Just recently, an incredible event in Beijing gathered together local cat-protection groups from across the country and saw various experts discussing TNR – or trap, neuter, release.

Our Dog and Cat Welfare team worked with Beijing welfare group Lucky Cats to hold the 1st China Cat management Symposium, which saw the attendance of 70 delegates from 30 welfare groups, across 23 Chinese cities.

Over the past few years, what began as a concept that few supported, has mushroomed into a fantastically successful programme where both people and animals benefit. This is a classic example of a win-win situation - sharing our lives, harmoniously, humanely, with community cats, and benefiting from their presence too.

Speakers at the symposium included the Beijing Small Animal Veterinary Association, Lucky Cats, SPCA(HK), Beijing Rong An Vet Clinic and Animals Asia. Topics included general implementation of TNR, veterinary considerations, how to select and work with co-operating veterinary clinics around the city, how to work with volunteers, expert advice on desexing, and running a successful programme in the long term.

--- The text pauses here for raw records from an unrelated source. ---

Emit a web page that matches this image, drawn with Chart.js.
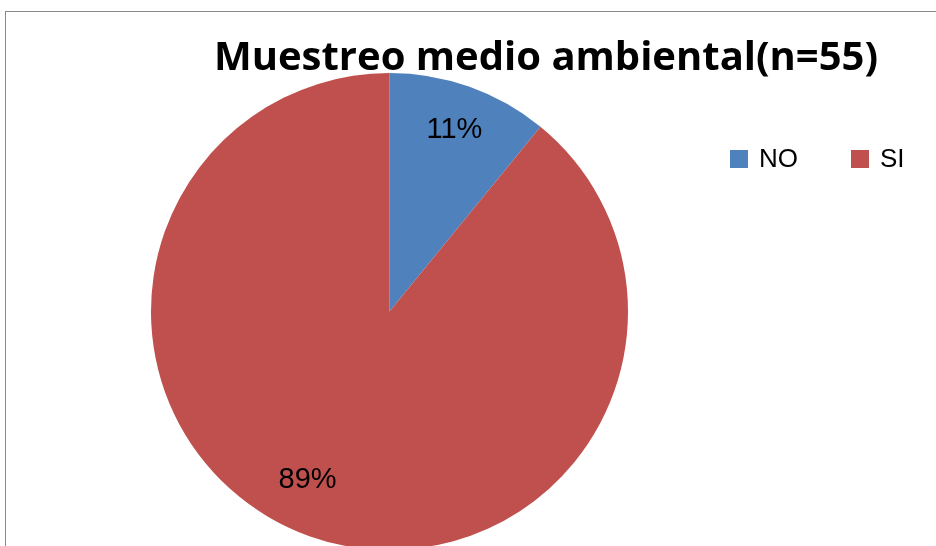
<!DOCTYPE html>
<html>
<head>
<meta charset="utf-8">
<script src="https://cdn.jsdelivr.net/npm/chart.js@4.4.1/dist/chart.umd.min.js"></script>
<style>
  html, body { margin: 0; padding: 0; background: #fff; }
  #wrap { position: relative; width: 936px; height: 546px; overflow: hidden; }
  #frame { position: absolute; left: 5px; top: 11px; width: 1000px; height: 600px; border: 1px solid #8a8a8a; box-sizing: border-box; pointer-events: none; }
  canvas { position: absolute; left: 0; top: 0; }
</style>
</head>
<body>
<div id="wrap">
  <canvas id="pie" width="936" height="552"></canvas>
  <div id="frame"></div>
</div>
<script>
const chartTitle = 'Muestreo medio ambiental(n=55)';
const categories = ['NO', 'SI'];
const counts = [6, 49];
const colors = ['#4F81BD', '#C0504D'];

const total = counts.reduce((a, b) => a + b, 0);
// Excel "best fit" nudges for the percent labels
const labelNudge = [[0, 0], [-17, -13]];

// title + legend drawn at fixed spots, like the Excel layout
const decor = {
    id: 'decor',
    afterDraw(chart) {
        const ctx = chart.ctx;
        ctx.save();
        ctx.fillStyle = '#000';
        ctx.font = 'bold 40px "Open Sans", sans-serif';
        ctx.textAlign = 'center';
        ctx.textBaseline = 'alphabetic';
        ctx.fillText(chartTitle, 546, 70);

        // legend
        ctx.font = '26px "Liberation Sans", sans-serif';
        ctx.textAlign = 'left';
        ctx.textBaseline = 'middle';
        const xs = [730, 851];
        categories.forEach((c, i) => {
            ctx.fillStyle = colors[i];
            ctx.fillRect(xs[i], 150, 18, 18);
            ctx.fillStyle = '#000';
            ctx.fillText(c, xs[i] + 29, 160);
        });

        // percent labels
        const meta = chart.getDatasetMeta(0);
        ctx.font = '29px "Liberation Sans", sans-serif';
        ctx.textAlign = 'center';
        meta.data.forEach((arc, i) => {
            const p = arc.getProps(['x', 'y', 'startAngle', 'endAngle', 'outerRadius'], true);
            const mid = (p.startAngle + p.endAngle) / 2;
            const r = p.outerRadius * 0.81;
            const pct = Math.round(counts[i] / total * 100) + '%';
            ctx.fillText(pct, p.x + Math.cos(mid) * r + labelNudge[i][0], p.y + Math.sin(mid) * r + labelNudge[i][1]);
        });
        ctx.restore();
    }
};

new Chart(document.getElementById('pie'), {
    type: 'pie',
    data: {
        labels: categories,
        datasets: [{
            data: counts,
            backgroundColor: colors,
            borderWidth: 0
        }]
    },
    options: {
        responsive: false,
        animation: false,
        layout: { padding: { top: 73, bottom: 2, left: 151, right: 308 } },
        plugins: {
            legend: { display: false },
            title: { display: false },
            tooltip: { enabled: false }
        }
    },
    plugins: [decor]
});
</script>
</body>
</html>
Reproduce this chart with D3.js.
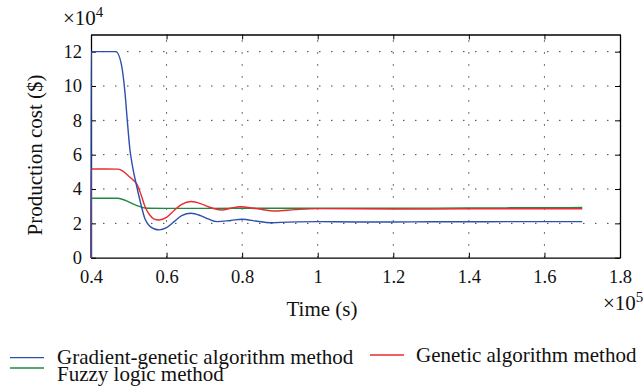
<!DOCTYPE html>
<html><head><meta charset="utf-8">
<script src="https://cdn.jsdelivr.net/npm/d3@7"></script>
<style>
body{margin:0;background:#fff;}
svg text{font-family:"Liberation Serif","Times New Roman",serif !important;fill:#111;}
</style></head>
<body><svg id="c" width="643" height="392"></svg>
<script>
// Time in units of 10^5 s, cost in units of 10^4 $
const xTicks = [0.4, 0.6, 0.8, 1, 1.2, 1.4, 1.6, 1.8];
const yTicks = [0, 2, 4, 6, 8, 10, 12];
const seriesNames = ["Gradient-genetic algorithm method", "Genetic algorithm method", "Fuzzy logic method"];
const seriesColors = ["#2d4fae", "#ea2a30", "#1f8a3e"];

const gradT = [0.4, 0.4005, 0.43, 0.466, 0.48, 0.49, 0.496, 0.503, 0.51, 0.52, 0.53, 0.543, 0.555, 0.568, 0.58, 0.60, 0.62, 0.64, 0.665, 0.69, 0.71, 0.733, 0.77, 0.80, 0.84, 0.874, 0.92, 1.0, 1.1, 1.2, 1.3, 1.4, 1.5, 1.6, 1.7];
const gradV = [0, 12, 12, 12, 11.3, 9.6, 8.0, 6.3, 5.3, 4.25, 3.3, 2.25, 1.85, 1.67, 1.62, 1.75, 2.1, 2.45, 2.59, 2.45, 2.26, 2.1, 2.17, 2.24, 2.12, 2.04, 2.07, 2.1, 2.08, 2.08, 2.09, 2.09, 2.1, 2.1, 2.1];

const genT = [0.4, 0.4005, 0.44, 0.47, 0.48, 0.49, 0.50, 0.51, 0.521, 0.532, 0.543, 0.555, 0.567, 0.58, 0.60, 0.62, 0.64, 0.665, 0.69, 0.71, 0.746, 0.77, 0.794, 0.84, 0.887, 0.94, 1.0, 1.1, 1.2, 1.3, 1.4, 1.5, 1.6, 1.7];
const genV = [0, 5.17, 5.17, 5.16, 5.1, 4.95, 4.75, 4.55, 4.3, 3.7, 2.97, 2.5, 2.25, 2.2, 2.35, 2.75, 3.1, 3.27, 3.15, 2.97, 2.78, 2.88, 2.97, 2.85, 2.72, 2.8, 2.86, 2.85, 2.84, 2.84, 2.85, 2.85, 2.85, 2.85];

const fuzT = [0.4, 0.4005, 0.44, 0.471, 0.48, 0.50, 0.52, 0.535, 0.55, 0.60, 0.8, 1.0, 1.2, 1.4, 1.6, 1.7];
const fuzV = [0, 3.46, 3.46, 3.46, 3.42, 3.25, 3.05, 2.93, 2.88, 2.87, 2.88, 2.88, 2.88, 2.9, 2.91, 2.92];

const svg = d3.select("#c");
const L = 91, R = 620, T = 34.5, B = 257.7;
const x = d3.scaleLinear().domain([0.4, 1.8]).range([L, R]);
const y = d3.scaleLinear().domain([0, 13]).range([B, T]);
const FONT = '"Liberation Serif","Times New Roman",serif';
const lfs = 21, tfs = 18.5;

// grid
const g = svg.append("g");
g.selectAll(".gx").data(xTicks.slice(1, -1)).join("line")
  .attr("x1", d => x(d)).attr("x2", d => x(d)).attr("y1", B).attr("y2", T)
  .attr("stroke", "#444").attr("stroke-width", 1).attr("stroke-dasharray", "1.5,10.5");
g.selectAll(".gy").data(yTicks.slice(1)).join("line")
  .attr("x1", L).attr("x2", R).attr("y1", d => y(d)).attr("y2", d => y(d))
  .attr("stroke", "#444").attr("stroke-width", 1).attr("stroke-dasharray", "1.5,10.5");

// axes
const xa = svg.append("g").attr("transform", `translate(0,${B})`)
  .call(d3.axisBottom(x).tickValues(xTicks).tickSizeInner(-5).tickSizeOuter(0).tickPadding(12).tickFormat(d3.format("")));
const ya = svg.append("g").attr("transform", `translate(${L},0)`)
  .call(d3.axisLeft(y).tickValues(yTicks).tickSizeInner(-5).tickSizeOuter(0).tickPadding(9));
const xt = svg.append("g").attr("transform", `translate(0,${T})`)
  .call(d3.axisTop(x).tickValues(xTicks).tickSizeInner(-5).tickSizeOuter(0).tickFormat(""));
const yr = svg.append("g").attr("transform", `translate(${R},0)`)
  .call(d3.axisRight(y).tickValues(yTicks).tickSizeInner(-5).tickSizeOuter(0).tickFormat(""));
[xa, ya, xt, yr].forEach(a => {
  a.attr("font-family", null).attr("font-size", null);
  a.select(".domain").attr("stroke", "#000").attr("stroke-width", 1.3);
  a.selectAll(".tick line").attr("stroke", "#000");
  a.selectAll("text").style("font-family", FONT).style("font-size", tfs + "px").style("fill", "#111");
});

// lines
const line = d3.line().x(d => x(d[0])).y(d => y(d[1])).curve(d3.curveMonotoneX);
const data = [
  d3.zip(gradT, gradV),
  d3.zip(genT, genV),
  d3.zip(fuzT, fuzV)
];
[2, 1, 0].forEach(i => {
  svg.append("path").datum(data[i]).attr("d", line)
    .attr("fill", "none").attr("stroke", seriesColors[i]).attr("stroke-width", 1.4);
});

function txt(xp, yp, size) {
  return svg.append("text").attr("x", xp).attr("y", yp)
    .style("font-family", FONT).style("font-size", size + "px");
}
// exponent labels
const e4 = txt(63, 25, lfs);
e4.append("tspan").text("×10");
e4.append("tspan").style("font-size", "15px").attr("dy", -8).text("4");
const e5 = txt(603, 310, lfs);
e5.append("tspan").text("×10");
e5.append("tspan").style("font-size", "15px").attr("dy", -8).text("5");

// axis titles
txt(322, 316, lfs).attr("text-anchor", "middle").text("Time (s)");
svg.append("text").attr("transform", "translate(42,155) rotate(-90)").attr("text-anchor", "middle")
  .style("font-family", FONT).style("font-size", lfs + "px").text("Production cost ($)");

// legend
const leg = [
  {i: 0, lx: 10, ly: 357.7, tx: 57, ty: 364},
  {i: 1, lx: 370, ly: 355, tx: 416, ty: 361.5},
  {i: 2, lx: 10, ly: 368, tx: 57, ty: 381}
];
leg.forEach(o => {
  svg.append("line").attr("x1", o.lx).attr("x2", o.lx + 34).attr("y1", o.ly).attr("y2", o.ly)
    .attr("stroke", seriesColors[o.i]).attr("stroke-width", 1.3);
  txt(o.tx, o.ty, lfs).text(seriesNames[o.i]);
});
</script></body></html>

At the end of the first day, all delegates were invited to see an example of the "cat colonies" of Beijing. These were established by the Lucky Cats group after it successfully trapped, desexed, vaccinated and ear-tipped the cats and released them back into the community, where volunteers continue to feed them every day.

I had visited these colonies in the winter and was pleasantly surprised by how well they survived in the bitter cold. Their thick fur was freezing to the touch, but they were happy, healthy, nicely socialised – and clearly very well fed.

Now in the March spring sunshine as we all walked around, out these same cats bounced again from their hiding places in the park and eagerly queued up for their twice-daily supply of cat biscuits.

With permission from the local authorities and the park – a beautiful place of cultural pride near the Forbidden City – Lucky Cats and community volunteers have superbly pulled off this much-debated programme of TNR. They are showing even the cynics that this is the most practical and kindest way to control the cat population of our cities, and reduce the risk of disease.

Finally, as we know, cats are never the easiest species to work with - we love them, but they can be touchingly aloof at times and certainly seem to show us exactly who's boss. This thought reminded me of a favourite quote: “Women and cats will do as they please – and men and dogs should relax and get used to the idea.”

A huge congratulations to all who attended and contributed to the symposium, and who are undoubtedly responsible for the growing harmony between people and cats in China.